To manage a geographically dispersed and functionally diverse enterprise, Cushman & Wakefield created several data teams, Cartwright explained.
“I have an enterprise data team, which is actually newly created in the last 12 months, and then we have an advisory and a services data team, as well as a product team that is supporting our deliveries within both data and AI.”
The challenge for Cartwright has been managing the complexities of a sizeable and growing data estate. The business is “working through some of the complexities of having multiple towers and ensuring that we don't silo ourselves and making sure that each of us are educating the other organizations on what is available,” she said.
Intuit pushes access to 'fresh, clean, well understood, correct' data
On Intuit’s path to provide meaningful data insights, it leaned on talent brought in via mergers and acquisitions to promote progress. Alon Amit, VP of product, analytics, AI and data at Intuit, joined the global fintech company five years ago as part of a deal to level up the company’s use of data and AI.
Amit heads a team dedicated to ensuring the data employees need is clean, helpful and ready to use.
“The whole point is for us to build those mechanisms for data producers and data consumers so that everyone around the company can take charge of their data,” Amit said.
It’s a task that became even more critical as the company worked to make its AI products smarter over the past year with the increased enterprise interest in generative AI.
“This was a seismic shift in our attention to AI, also an acceleration of our journey to empower developers across the company to use AI,” Amit said. “Accessing data — fresh, clean, well understood, correct [data] — all of those things literally expanded by a factor of three to five, almost overnight.”
Two years ago, Amit said the company felt like the overall state of its data was in good shape, but infusing generative AI shifted some of its priorities.
“Of course, some data is more urgent than other data … [but] our own blog posts were not at the top of that list,” Amit said. “Frankly, now they are to some extent because as we are training language models to speak our language, understand our domain and know the vernacular, our own blog posts are actually a mission critical component of that.”
Banks find potential in unlocking unstructured data
Professional services firm Accenture is assisting organizations on AI initiatives across industries while undertaking its own related transformation. Michael Abbott, senior managing director and global banking lead at Accenture, monitors around 350 different AI projects from banks around the world, which he categorizes in three groups: embedded tools, changed processes and product differentiation.
Most banks are leveraging generative AI by simply turning to already existing solutions, such as generative AI capabilities in Salesforce or ServiceNow. Others are trying to tackle decades of COBOL.

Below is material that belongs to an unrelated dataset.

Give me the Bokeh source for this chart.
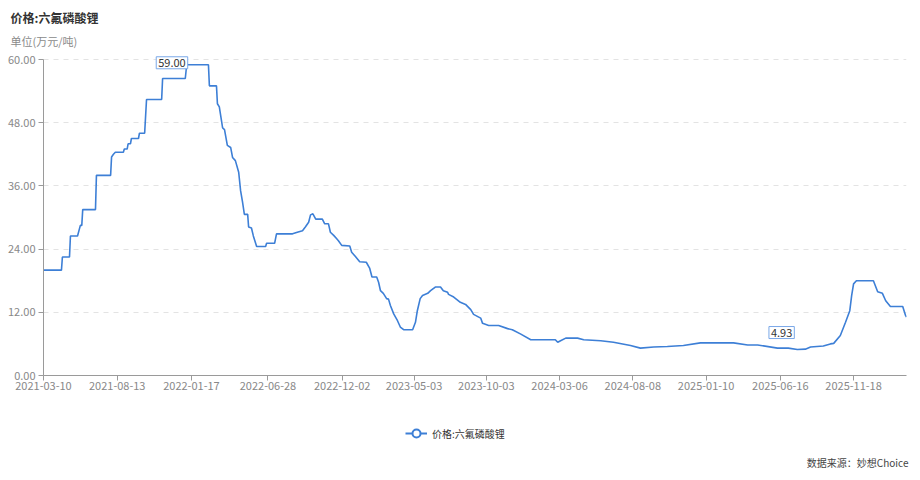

“Unfortunately many of the banks are still working on code from the 1970s,” Abbott said. “We're now able to put that back into original specifications and … it may very well be the most disruptive thing to banking overall, is when you can get it to the original specifications and you get it built right, generative AI can then forward engineer that code into any language.”
The power to untangle decades of legacy code is an immense draw for banking institutions. But Abbot emphasized the importance of leaning into unstructured data.

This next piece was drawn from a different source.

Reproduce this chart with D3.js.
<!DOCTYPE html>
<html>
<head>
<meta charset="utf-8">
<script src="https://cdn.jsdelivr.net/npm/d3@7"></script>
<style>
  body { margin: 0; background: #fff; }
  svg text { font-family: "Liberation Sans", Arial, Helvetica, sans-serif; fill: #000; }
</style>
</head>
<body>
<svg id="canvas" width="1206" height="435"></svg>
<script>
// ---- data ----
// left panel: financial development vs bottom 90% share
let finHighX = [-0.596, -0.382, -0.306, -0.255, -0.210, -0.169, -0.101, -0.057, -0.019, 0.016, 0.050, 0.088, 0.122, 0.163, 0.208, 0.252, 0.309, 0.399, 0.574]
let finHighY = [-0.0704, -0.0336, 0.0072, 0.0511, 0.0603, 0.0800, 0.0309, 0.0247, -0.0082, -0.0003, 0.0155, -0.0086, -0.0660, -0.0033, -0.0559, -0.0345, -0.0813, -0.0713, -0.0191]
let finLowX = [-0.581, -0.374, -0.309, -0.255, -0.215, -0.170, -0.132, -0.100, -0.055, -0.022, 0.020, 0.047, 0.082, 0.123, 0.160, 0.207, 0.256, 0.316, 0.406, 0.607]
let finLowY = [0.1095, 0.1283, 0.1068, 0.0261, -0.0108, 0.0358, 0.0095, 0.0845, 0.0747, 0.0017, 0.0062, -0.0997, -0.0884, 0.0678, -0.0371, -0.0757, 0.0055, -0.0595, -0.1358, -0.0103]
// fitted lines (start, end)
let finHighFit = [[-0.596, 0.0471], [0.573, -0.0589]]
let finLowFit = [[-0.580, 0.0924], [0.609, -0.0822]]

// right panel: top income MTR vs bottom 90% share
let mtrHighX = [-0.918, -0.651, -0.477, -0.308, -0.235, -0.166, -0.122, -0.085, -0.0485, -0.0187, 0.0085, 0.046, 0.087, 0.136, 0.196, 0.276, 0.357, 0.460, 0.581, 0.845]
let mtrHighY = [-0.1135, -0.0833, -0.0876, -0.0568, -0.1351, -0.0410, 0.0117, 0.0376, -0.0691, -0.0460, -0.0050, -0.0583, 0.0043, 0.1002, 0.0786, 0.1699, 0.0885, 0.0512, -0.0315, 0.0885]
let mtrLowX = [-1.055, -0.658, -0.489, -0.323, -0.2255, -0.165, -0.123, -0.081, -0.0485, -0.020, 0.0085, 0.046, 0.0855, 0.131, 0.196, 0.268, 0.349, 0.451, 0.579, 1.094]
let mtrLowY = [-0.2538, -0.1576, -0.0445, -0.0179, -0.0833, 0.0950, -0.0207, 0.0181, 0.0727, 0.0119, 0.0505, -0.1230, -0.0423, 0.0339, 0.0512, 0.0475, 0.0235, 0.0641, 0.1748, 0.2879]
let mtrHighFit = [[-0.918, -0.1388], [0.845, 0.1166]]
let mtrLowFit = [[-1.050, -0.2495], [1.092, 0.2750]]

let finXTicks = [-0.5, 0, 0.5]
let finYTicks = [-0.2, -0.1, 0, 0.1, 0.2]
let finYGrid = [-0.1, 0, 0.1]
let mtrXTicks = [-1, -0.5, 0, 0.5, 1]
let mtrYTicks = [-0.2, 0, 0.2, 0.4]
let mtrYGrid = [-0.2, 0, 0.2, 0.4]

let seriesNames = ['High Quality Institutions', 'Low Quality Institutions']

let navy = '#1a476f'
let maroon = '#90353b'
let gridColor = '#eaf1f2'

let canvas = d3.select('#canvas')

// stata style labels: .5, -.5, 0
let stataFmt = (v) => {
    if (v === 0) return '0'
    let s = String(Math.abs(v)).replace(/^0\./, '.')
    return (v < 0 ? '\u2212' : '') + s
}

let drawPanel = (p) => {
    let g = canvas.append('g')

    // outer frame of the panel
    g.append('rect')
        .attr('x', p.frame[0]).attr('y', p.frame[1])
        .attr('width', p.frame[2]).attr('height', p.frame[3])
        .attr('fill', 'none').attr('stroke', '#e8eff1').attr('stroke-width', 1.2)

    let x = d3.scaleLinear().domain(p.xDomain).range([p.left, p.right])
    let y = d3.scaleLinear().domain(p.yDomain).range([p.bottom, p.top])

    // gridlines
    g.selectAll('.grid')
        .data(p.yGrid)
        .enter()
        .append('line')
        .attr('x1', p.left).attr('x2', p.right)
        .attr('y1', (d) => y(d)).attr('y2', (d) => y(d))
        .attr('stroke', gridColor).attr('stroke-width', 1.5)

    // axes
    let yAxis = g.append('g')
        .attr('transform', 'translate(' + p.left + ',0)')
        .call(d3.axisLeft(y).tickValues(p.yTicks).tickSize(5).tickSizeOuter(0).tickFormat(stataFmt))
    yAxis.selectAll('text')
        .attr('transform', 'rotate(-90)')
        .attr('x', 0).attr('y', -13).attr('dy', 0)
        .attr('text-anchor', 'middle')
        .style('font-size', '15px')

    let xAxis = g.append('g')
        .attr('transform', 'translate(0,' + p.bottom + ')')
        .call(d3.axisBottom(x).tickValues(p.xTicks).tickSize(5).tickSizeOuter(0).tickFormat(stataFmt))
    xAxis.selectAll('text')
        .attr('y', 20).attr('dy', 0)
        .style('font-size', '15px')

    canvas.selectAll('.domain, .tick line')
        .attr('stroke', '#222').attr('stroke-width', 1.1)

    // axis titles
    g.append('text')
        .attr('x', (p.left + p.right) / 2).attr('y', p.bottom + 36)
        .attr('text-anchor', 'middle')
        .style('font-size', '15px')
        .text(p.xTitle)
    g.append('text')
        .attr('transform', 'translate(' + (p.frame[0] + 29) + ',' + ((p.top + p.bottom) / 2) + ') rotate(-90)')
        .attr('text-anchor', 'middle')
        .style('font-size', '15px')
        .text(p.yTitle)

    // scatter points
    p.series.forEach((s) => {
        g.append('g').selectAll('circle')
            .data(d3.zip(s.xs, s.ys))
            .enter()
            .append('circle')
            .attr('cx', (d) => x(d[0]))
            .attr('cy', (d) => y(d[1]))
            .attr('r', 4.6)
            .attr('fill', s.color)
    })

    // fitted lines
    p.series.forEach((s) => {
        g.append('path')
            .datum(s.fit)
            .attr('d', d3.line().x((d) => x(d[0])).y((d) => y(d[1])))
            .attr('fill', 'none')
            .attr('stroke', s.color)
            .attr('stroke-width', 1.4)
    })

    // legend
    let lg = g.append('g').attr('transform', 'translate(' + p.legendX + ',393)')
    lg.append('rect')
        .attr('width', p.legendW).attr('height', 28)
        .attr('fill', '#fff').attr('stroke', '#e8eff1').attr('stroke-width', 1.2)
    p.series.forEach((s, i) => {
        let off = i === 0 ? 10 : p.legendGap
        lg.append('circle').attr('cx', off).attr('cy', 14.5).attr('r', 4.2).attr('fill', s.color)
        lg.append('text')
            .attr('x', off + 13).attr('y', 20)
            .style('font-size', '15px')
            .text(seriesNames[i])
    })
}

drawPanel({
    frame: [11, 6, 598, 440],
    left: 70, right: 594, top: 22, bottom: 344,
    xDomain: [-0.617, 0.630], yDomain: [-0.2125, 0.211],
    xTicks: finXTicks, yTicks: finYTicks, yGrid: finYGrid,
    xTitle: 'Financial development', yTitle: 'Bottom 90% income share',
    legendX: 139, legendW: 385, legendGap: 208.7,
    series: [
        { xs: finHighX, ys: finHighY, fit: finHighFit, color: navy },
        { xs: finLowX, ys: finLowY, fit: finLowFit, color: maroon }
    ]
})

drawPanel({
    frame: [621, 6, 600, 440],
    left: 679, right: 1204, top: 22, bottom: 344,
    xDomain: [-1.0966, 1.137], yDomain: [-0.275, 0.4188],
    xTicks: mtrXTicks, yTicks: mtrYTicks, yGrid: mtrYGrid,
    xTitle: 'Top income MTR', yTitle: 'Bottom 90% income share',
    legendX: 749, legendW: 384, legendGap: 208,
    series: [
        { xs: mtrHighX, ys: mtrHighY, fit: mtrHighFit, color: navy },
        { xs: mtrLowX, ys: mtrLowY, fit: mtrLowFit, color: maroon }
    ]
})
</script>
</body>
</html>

“This is not helping banks where they have structured information because of its risk and underwriting, most likely they’ve taken advantage of that information,” Abbot said. “It’s really all the unstructured problems out there that are being unlocked for the first time.”
American Honda speaks the data language
Data is the common language across American Honda Motor Company, Bob Brizendine, VP of IT at American Honda, said.

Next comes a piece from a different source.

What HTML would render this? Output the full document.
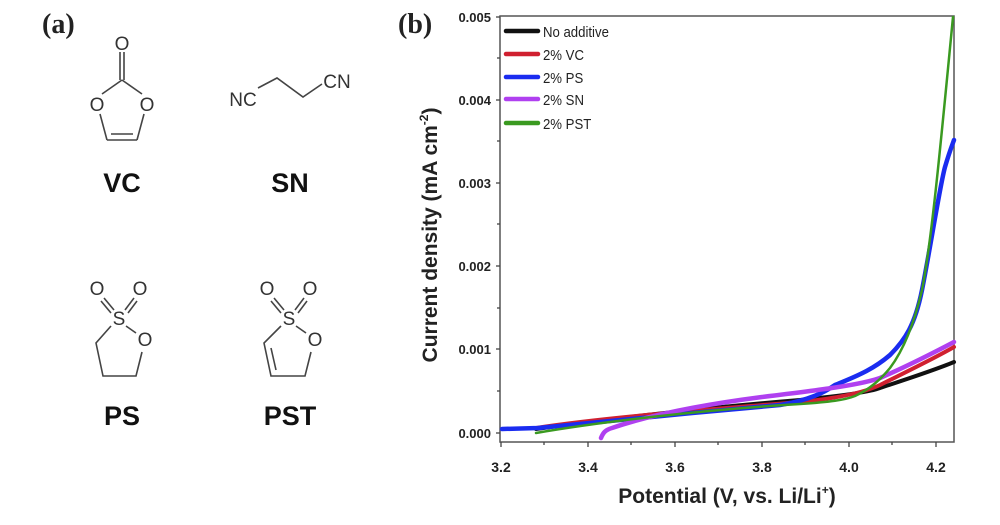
<!DOCTYPE html>
<html><head><meta charset="utf-8"><style>
html,body{margin:0;padding:0;background:#fff;}
svg{display:block;}
text{font-family:"Liberation Sans",Arial,sans-serif;}
</style></head><body>
<svg width="1000" height="525" viewBox="0 0 1000 525" xmlns="http://www.w3.org/2000/svg">
<rect width="1000" height="525" fill="#fff"/>
<!-- panel a -->
<text x="42" y="33" style="font-family:'Liberation Serif',serif" font-weight="bold" font-size="28" fill="#222">(a)</text>
<g stroke="#444" stroke-width="1.6" fill="none">
 <line x1="120" y1="52" x2="120" y2="80"/><line x1="124" y1="52" x2="124" y2="80"/>
 <line x1="122" y1="80" x2="102" y2="94"/><line x1="122" y1="80" x2="142" y2="94"/>
 <line x1="100" y1="114" x2="107" y2="140"/><line x1="144" y1="114" x2="137" y2="140"/>
 <line x1="107" y1="140" x2="137" y2="140"/><line x1="111" y1="134" x2="133" y2="134"/>
 <polyline points="258,88 277,78 303,97 322,84"/>
 <line x1="104" y1="298" x2="114" y2="310"/><line x1="101" y1="301" x2="111" y2="313"/>
 <line x1="134" y1="298" x2="125" y2="310"/><line x1="137" y1="301" x2="128" y2="313"/>
 <polyline points="111,326 96,343 103,376 136,376 142,352"/>
 <line x1="126" y1="326" x2="136" y2="333"/>
 <line x1="274" y1="298" x2="284" y2="310"/><line x1="271" y1="301" x2="281" y2="313"/>
 <line x1="304" y1="298" x2="295" y2="310"/><line x1="307" y1="301" x2="298" y2="313"/>
 <polyline points="281,326 264,343 271,376 305,376 311,352"/>
 <line x1="271" y1="348" x2="276" y2="370"/>
 <line x1="296" y1="326" x2="306" y2="333"/>
</g>
<g fill="#333" font-size="19" text-anchor="middle">
 <text x="122" y="50">O</text>
 <text x="97" y="111">O</text><text x="147" y="111">O</text>
 <text x="243" y="106">NC</text><text x="337" y="88">CN</text>
 <text x="97" y="295">O</text><text x="140" y="295">O</text><text x="119" y="325">S</text><text x="145" y="346">O</text>
 <text x="267" y="295">O</text><text x="310" y="295">O</text><text x="289" y="325">S</text><text x="315" y="346">O</text>
</g>
<g fill="#111" font-size="27" font-weight="bold" text-anchor="middle">
 <text x="122" y="192">VC</text><text x="290" y="192">SN</text>
 <text x="122" y="425">PS</text><text x="290" y="425">PST</text>
</g>
<!-- panel b -->
<text x="398" y="33" style="font-family:'Liberation Serif',serif" font-weight="bold" font-size="28" fill="#222">(b)</text>
<rect x="500" y="16" width="454" height="426" fill="none" stroke="#555" stroke-width="1.5"/>
<g stroke="#444" stroke-width="1.3">
 <line x1="496" y1="17" x2="500" y2="17"/><line x1="496" y1="100" x2="500" y2="100"/><line x1="496" y1="183" x2="500" y2="183"/><line x1="496" y1="266" x2="500" y2="266"/><line x1="496" y1="349" x2="500" y2="349"/><line x1="496" y1="433" x2="500" y2="433"/>
 <line x1="497" y1="58" x2="500" y2="58"/><line x1="497" y1="141" x2="500" y2="141"/><line x1="497" y1="224" x2="500" y2="224"/><line x1="497" y1="308" x2="500" y2="308"/><line x1="497" y1="391" x2="500" y2="391"/>
 <line x1="501" y1="442" x2="501" y2="447"/><line x1="544" y1="442" x2="544" y2="445"/><line x1="588" y1="442" x2="588" y2="447"/><line x1="631" y1="442" x2="631" y2="445"/><line x1="675" y1="442" x2="675" y2="447"/><line x1="718" y1="442" x2="718" y2="445"/><line x1="762" y1="442" x2="762" y2="447"/><line x1="805" y1="442" x2="805" y2="445"/><line x1="849" y1="442" x2="849" y2="447"/><line x1="892" y1="442" x2="892" y2="445"/><line x1="936" y1="442" x2="936" y2="447"/>
</g>
<g fill="#222" font-size="13" font-weight="bold" text-anchor="end">
 <text x="491" y="22">0.005</text><text x="491" y="105">0.004</text><text x="491" y="188">0.003</text><text x="491" y="271">0.002</text><text x="491" y="354">0.001</text><text x="491" y="438">0.000</text>
</g>
<g fill="#222" font-size="14" font-weight="bold" text-anchor="middle">
 <text x="501" y="472">3.2</text><text x="588" y="472">3.4</text><text x="675" y="472">3.6</text><text x="762" y="472">3.8</text><text x="849" y="472">4.0</text><text x="936" y="472">4.2</text>
</g>
<text x="727" y="503" font-size="21" font-weight="bold" fill="#222" text-anchor="middle">Potential (V, vs. Li/Li<tspan font-size="12" dy="-9">+</tspan><tspan dy="9">)</tspan></text>
<text transform="translate(437,235) rotate(-90)" font-size="21" font-weight="bold" fill="#222" text-anchor="middle">Current density (mA cm<tspan font-size="12" dy="-9">-2</tspan><tspan dy="9">)</tspan></text>
<g fill="none" stroke-linecap="round" stroke-linejoin="round">
 <path d="M536,429 C600,420 700,408 800,400 C840,396 870,392 880,388 C910,378 935,370 954,362" stroke="#111" stroke-width="4"/>
 <path d="M536,428 C600,418 700,410 800,402 C840,398 865,392 880,385 C910,370 935,358 954,347" stroke="#d02030" stroke-width="4"/>
 <path d="M502,429 L538,428 C600,422 700,412 780,405 C810,400 825,392 835,385 C860,375 875,368 890,355 C905,340 915,325 922,290 C930,250 940,185 945,167 C950,150 953,143 954,140" stroke="#1a2cf0" stroke-width="4.5"/>
 <path d="M601,438 C603,433 605,430 612,428 C650,415 700,405 762,397 C820,390 860,385 880,378 C910,365 935,352 954,342" stroke="#b040f0" stroke-width="4.5"/>
 <path d="M536,433 C600,422 700,410 800,404 C830,402 845,400 855,396 C870,389 880,380 890,368 C905,348 915,320 922,290 C932,240 942,130 953,17" stroke="#3a9a20" stroke-width="2.5"/>
</g>
<g stroke-width="4.5" stroke-linecap="round">
 <line x1="506" y1="31" x2="538" y2="31" stroke="#111"/>
 <line x1="506" y1="54" x2="538" y2="54" stroke="#d02030"/>
 <line x1="506" y1="77" x2="538" y2="77" stroke="#1a2cf0"/>
 <line x1="506" y1="99" x2="538" y2="99" stroke="#b040f0"/>
 <line x1="506" y1="123" x2="538" y2="123" stroke="#3a9a20"/>
</g>
<g fill="#222" font-size="15" transform="scale(0.88,1)">
 <text x="617" y="37">No additive</text>
 <text x="617" y="60">2% VC</text>
 <text x="617" y="83">2% PS</text>
 <text x="617" y="105">2% SN</text>
 <text x="617" y="129">2% PST</text>
</g>
</svg>
</body></html>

But preparing data for AI use cases and keeping a watchful eye on data quality and security has taken on new urgency in the last year.
“We have definitely increased the investment and the pace of our data quality initiatives,” said Brizendine. “We haven't defined a metric for this, but in essence, AI-ready data is what we're striving for.”
The company implemented a five-point adoption plan and, as he put it, gave data a promotion within the company.
Brizendine detailed several focus areas in his group’s data strategy: curation, discovery and literacy.
“When we talk about how to curate data and what are the target areas, our approach is pretty straightforward,” he said.
Unlocking previously untapped sources, what Brizendine noted as the “easiest area,” is a priority.
“These are the areas that deal with new business ventures that we're getting into within the company, or the growing emphasis that we have on sustainability initiatives — areas for which we have few existing sources of data,” Brizendine said.
One key area of data discovery lies in the unstructured realm.
“What used to be the biggest challenge was unstructured data when we were talking about data provisioning and things along that line,” Brizendine said. “But as many are realizing now, some of the best sources of high-quality data for generative AI and specifically the large language models are not found necessarily in your structured data, but they’re in what we would have historically considered to be our unstructured datasets.”
Much of that data, Brizendine noted, is already highly curated and resting in product manuals and other documentation, easing the quality assurance process.
For structured data, Brizendine said there’s no secret sauce. “There's really no magic here,” he said. “We're really prioritizing the most critical areas where we do lack high-quality data as we move toward this AI-ready level for the future.”